Three members of a Malayalee family continue to be in critical condition at a hospital in New Zealand after suspected food poisoning from eating toxic wild boar meat they shot while on a hunting trip.
Shibu Kochummen, 35, his wife Subi Babu, 32, and his mother Alekutty Daniel, 62, have been in a coma-like “vegetative state” for a week and could face paralysis for life.
Shibu and Subi's two daughters, aged seven and one, did not eat the meat and are unaffected. They are currently being looked after by Hamilton Marthoma Congregation, a registered charity connected to the family's church.
It has now emerged that the children were spared the trauma due to sheer luck. Since it got pretty late by the time they finished cooking the boar meat, the children were given an early dinner without it and were asleep in bed by the time the dish was ready.
Had the children consumed the meat along with their parents, they would not have survived, considering their young age. Shibu often goes hunting for wild boars and the elder daughter has consumed the meat several times before.
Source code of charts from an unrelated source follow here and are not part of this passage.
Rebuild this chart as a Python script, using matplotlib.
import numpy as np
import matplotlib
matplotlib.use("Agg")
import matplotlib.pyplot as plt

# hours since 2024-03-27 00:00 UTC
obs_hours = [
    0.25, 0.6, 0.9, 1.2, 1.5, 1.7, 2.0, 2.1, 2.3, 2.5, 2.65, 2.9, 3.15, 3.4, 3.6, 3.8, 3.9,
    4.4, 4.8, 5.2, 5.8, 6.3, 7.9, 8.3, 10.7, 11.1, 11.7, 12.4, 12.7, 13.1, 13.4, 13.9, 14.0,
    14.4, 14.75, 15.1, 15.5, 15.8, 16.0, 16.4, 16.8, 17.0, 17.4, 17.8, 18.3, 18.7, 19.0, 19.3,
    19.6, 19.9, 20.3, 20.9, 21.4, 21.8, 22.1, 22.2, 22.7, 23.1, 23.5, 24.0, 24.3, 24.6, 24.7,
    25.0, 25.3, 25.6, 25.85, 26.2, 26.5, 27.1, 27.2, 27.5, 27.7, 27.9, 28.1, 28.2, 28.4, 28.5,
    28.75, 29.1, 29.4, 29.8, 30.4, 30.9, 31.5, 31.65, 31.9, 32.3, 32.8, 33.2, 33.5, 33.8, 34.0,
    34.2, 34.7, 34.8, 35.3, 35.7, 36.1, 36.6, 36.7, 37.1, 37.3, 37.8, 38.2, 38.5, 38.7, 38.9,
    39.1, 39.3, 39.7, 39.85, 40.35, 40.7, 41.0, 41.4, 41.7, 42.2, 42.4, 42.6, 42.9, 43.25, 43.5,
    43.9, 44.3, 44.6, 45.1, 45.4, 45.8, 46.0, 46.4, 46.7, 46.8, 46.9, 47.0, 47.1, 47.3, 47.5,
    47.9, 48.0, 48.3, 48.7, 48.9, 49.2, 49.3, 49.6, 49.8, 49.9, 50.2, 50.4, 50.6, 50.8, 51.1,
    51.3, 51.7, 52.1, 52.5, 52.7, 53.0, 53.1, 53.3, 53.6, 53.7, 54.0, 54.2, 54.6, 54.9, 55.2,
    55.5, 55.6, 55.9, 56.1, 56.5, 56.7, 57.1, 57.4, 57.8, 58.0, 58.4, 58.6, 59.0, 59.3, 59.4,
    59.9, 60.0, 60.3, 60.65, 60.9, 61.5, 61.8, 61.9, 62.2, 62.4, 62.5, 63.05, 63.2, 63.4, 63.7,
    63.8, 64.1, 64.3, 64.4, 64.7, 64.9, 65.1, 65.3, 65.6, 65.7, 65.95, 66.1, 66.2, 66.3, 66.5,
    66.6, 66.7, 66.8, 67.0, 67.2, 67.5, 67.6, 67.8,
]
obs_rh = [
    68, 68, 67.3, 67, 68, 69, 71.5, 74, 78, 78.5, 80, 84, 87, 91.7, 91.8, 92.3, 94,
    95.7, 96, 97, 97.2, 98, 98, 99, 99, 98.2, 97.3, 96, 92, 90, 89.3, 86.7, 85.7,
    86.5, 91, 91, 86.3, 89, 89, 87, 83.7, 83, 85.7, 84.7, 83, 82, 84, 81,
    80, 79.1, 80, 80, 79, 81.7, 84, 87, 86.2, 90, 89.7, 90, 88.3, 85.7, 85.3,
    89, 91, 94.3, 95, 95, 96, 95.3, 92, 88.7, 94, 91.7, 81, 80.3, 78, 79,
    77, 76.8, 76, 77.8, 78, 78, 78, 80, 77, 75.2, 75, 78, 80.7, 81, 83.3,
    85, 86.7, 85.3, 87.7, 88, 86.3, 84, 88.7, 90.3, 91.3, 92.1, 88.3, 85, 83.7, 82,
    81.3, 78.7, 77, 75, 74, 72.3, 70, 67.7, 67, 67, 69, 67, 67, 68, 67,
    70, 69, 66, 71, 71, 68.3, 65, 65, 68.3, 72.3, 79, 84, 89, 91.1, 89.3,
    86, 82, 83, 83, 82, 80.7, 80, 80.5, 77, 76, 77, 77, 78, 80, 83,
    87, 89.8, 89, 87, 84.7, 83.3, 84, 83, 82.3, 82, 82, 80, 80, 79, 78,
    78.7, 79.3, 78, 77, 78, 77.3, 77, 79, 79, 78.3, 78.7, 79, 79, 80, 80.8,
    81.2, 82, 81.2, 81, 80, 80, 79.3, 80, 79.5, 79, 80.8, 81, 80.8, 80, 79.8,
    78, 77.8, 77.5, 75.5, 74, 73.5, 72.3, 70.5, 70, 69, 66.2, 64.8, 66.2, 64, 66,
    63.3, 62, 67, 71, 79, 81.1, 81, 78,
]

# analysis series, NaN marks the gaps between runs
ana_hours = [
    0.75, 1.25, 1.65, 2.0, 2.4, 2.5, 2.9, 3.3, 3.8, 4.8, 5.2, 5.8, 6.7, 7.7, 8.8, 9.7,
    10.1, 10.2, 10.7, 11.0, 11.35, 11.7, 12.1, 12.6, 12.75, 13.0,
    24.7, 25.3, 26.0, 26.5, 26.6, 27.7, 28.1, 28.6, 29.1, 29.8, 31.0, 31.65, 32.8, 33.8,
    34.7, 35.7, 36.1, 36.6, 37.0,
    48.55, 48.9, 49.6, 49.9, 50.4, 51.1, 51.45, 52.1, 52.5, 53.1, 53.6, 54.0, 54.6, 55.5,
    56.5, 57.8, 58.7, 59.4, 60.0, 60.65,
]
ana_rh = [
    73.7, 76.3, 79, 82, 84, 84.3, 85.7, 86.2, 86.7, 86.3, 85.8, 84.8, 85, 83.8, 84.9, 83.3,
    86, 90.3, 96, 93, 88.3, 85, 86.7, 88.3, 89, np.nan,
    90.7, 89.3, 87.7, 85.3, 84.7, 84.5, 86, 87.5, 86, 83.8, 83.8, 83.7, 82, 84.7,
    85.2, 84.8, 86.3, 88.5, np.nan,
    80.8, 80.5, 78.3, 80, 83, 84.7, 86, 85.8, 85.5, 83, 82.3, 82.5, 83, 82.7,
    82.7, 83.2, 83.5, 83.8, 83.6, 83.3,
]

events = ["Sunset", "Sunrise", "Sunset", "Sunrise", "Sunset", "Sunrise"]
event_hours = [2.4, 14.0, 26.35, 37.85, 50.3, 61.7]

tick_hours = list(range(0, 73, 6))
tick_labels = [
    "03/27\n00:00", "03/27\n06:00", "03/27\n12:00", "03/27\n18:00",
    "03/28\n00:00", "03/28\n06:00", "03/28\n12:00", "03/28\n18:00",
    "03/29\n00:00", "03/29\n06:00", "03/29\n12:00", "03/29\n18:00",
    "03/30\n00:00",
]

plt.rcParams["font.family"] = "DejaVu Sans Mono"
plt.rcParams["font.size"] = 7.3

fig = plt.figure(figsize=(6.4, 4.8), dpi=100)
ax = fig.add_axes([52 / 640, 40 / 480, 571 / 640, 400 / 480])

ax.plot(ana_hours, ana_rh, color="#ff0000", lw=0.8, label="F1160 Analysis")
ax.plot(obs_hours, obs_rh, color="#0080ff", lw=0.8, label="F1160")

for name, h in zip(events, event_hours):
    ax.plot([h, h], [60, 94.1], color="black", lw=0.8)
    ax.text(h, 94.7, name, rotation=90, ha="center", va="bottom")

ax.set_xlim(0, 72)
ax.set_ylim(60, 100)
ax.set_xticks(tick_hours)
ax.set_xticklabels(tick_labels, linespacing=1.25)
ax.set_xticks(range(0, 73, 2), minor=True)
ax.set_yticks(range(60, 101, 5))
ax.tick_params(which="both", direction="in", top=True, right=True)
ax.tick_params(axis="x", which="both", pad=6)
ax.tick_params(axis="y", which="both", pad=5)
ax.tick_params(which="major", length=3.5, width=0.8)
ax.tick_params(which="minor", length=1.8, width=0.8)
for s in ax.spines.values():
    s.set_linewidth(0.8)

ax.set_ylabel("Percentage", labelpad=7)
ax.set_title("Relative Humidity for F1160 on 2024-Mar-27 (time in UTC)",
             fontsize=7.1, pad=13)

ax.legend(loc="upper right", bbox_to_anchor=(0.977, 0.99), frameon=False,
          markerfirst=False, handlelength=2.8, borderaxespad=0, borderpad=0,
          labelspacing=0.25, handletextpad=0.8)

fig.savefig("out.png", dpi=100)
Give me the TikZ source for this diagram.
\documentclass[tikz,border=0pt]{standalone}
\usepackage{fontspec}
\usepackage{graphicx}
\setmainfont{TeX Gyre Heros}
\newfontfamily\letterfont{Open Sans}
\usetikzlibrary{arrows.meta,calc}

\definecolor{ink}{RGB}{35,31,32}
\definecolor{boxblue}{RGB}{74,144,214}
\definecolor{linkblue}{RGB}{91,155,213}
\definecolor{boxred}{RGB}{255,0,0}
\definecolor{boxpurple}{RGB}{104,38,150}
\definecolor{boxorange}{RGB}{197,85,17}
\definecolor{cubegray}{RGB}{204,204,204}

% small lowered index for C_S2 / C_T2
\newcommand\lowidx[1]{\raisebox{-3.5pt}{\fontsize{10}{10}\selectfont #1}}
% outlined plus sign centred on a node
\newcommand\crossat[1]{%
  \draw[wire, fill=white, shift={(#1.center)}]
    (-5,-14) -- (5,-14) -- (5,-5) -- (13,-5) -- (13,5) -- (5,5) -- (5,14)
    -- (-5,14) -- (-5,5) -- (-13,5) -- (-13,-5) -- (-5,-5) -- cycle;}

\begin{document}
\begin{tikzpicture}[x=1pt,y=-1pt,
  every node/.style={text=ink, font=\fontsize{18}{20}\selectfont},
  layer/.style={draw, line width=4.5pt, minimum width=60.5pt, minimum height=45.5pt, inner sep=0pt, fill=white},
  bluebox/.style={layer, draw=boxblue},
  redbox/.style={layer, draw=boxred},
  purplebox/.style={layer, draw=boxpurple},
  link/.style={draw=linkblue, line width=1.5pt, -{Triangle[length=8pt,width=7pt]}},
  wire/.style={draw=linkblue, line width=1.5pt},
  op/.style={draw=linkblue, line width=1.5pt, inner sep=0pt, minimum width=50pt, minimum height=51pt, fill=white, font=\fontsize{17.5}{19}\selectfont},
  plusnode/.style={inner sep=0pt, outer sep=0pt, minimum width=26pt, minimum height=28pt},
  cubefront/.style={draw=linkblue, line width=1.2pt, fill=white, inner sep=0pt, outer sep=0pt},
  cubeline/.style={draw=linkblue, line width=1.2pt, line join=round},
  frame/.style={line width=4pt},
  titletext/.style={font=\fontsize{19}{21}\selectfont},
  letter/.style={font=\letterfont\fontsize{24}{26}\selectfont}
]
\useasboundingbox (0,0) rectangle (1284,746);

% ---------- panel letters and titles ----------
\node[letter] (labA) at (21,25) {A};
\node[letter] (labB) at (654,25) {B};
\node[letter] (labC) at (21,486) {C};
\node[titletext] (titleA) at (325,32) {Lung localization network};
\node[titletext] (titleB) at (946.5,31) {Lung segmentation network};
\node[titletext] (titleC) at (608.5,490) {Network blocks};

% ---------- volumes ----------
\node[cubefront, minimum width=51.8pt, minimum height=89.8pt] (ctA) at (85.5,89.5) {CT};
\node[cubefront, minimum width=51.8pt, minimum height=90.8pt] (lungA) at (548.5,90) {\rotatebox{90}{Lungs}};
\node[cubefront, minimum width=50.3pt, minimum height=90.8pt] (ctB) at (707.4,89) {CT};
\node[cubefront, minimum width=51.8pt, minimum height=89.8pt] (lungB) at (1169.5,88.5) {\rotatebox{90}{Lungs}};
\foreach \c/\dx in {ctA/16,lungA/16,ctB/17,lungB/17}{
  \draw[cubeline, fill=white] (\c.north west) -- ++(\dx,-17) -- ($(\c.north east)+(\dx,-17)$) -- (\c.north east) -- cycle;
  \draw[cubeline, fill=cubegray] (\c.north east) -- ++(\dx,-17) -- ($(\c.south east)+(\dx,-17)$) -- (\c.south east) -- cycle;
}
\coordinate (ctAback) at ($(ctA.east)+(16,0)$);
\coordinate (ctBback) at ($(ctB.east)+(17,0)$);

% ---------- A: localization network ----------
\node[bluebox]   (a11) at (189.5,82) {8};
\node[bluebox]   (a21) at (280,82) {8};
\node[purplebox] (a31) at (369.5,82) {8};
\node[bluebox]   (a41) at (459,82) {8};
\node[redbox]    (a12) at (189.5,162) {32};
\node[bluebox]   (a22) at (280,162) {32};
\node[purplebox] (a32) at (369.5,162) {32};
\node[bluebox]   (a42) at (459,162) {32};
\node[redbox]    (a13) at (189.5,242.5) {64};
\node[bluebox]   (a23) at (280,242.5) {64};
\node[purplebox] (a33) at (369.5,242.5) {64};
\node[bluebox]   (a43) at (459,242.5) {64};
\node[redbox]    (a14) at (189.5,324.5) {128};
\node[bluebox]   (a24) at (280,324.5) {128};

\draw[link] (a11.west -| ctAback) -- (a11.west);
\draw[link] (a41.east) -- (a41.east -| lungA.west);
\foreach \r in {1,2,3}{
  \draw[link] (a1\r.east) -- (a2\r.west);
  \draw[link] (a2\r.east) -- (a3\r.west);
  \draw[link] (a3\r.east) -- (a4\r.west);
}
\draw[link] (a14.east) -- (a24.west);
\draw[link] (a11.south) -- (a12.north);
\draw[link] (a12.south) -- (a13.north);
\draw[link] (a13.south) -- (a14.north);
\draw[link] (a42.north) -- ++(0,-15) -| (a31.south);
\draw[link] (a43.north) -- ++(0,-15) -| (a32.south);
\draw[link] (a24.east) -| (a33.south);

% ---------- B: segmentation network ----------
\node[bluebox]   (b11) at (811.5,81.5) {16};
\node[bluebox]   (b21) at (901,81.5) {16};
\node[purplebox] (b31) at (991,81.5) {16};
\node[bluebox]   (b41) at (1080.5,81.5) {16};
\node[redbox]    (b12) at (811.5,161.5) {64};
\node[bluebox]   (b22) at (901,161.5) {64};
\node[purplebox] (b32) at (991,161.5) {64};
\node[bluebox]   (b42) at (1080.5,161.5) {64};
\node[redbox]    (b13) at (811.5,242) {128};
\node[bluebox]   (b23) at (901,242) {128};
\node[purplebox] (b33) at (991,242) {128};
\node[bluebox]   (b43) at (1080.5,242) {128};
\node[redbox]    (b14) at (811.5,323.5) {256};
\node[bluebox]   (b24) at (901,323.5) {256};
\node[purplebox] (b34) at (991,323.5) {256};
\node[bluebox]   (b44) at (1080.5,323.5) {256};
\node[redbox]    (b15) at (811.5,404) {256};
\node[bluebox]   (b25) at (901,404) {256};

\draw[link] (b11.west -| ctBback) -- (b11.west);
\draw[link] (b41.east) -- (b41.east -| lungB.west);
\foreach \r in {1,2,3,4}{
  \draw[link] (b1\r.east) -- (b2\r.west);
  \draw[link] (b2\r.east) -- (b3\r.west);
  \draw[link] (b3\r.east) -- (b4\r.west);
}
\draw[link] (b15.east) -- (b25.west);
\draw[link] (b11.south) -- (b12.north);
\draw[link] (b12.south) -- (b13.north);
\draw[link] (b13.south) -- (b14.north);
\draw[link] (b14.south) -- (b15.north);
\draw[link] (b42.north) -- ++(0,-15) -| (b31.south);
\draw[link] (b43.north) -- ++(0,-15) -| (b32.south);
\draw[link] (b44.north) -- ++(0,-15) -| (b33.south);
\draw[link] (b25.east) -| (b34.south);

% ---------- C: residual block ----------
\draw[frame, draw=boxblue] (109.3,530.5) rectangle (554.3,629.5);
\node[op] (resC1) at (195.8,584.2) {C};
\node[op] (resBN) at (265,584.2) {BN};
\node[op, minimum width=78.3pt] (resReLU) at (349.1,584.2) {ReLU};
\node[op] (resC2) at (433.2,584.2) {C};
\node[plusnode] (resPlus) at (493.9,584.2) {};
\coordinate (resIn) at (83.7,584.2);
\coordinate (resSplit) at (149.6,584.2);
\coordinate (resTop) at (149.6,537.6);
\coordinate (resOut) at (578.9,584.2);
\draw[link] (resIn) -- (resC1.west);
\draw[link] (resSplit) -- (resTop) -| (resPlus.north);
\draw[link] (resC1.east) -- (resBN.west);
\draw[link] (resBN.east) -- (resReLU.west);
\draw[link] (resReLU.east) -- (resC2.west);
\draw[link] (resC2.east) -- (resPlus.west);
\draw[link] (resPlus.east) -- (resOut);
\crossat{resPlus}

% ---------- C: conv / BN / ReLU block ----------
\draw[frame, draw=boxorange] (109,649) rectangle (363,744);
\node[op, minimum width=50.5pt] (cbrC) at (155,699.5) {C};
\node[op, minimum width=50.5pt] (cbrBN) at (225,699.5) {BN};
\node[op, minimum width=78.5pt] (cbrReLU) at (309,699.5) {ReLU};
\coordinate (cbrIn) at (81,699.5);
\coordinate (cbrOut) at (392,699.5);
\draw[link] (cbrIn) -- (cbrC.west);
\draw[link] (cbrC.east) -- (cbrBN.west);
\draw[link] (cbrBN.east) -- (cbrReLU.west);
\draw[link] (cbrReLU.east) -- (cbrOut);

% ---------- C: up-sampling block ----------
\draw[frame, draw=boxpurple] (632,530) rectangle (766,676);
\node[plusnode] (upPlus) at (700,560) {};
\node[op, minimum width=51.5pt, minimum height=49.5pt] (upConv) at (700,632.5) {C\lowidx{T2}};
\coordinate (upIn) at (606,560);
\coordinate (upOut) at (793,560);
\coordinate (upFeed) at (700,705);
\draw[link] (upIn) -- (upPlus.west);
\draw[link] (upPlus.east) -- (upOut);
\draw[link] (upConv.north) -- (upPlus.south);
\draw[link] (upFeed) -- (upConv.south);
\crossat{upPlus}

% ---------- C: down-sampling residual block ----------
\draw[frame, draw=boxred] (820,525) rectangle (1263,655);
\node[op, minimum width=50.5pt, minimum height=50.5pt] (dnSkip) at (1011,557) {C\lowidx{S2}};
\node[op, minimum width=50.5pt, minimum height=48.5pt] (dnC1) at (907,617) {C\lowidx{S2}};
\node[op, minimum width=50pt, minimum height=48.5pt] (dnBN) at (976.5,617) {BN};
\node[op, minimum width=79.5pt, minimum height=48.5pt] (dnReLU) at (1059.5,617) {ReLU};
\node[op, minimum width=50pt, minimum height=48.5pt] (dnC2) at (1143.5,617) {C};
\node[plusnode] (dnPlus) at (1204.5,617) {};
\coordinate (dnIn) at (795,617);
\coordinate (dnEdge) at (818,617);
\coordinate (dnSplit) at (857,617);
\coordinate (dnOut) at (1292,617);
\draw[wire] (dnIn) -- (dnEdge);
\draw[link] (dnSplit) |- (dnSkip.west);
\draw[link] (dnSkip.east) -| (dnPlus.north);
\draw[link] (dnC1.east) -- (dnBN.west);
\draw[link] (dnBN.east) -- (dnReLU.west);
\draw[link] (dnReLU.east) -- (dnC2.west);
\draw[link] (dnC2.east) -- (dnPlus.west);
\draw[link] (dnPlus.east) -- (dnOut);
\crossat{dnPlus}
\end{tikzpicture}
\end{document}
Medical specialists treating the three believe that it is a rare case of botulism. It could take up to two months for the poison to clear their bodies and that they could face long-term damage including paralysis or tremors.
The incident happened on November 10. Alekutty collapsed within minutes of consuming the meal, followed by Subi. Shibu called an ambulance but he too fainted halfway through the call. The trio has been in an unresponsive state in a hospital in Waikato for a week now.
Shibu and Subi, who hail from Kottarakkara near Kollam, had migrated from Kerala to New Zealand five years ago. Alekutty was visiting her son and the family, who are now settled in Putaruru on New Zealand's North Island.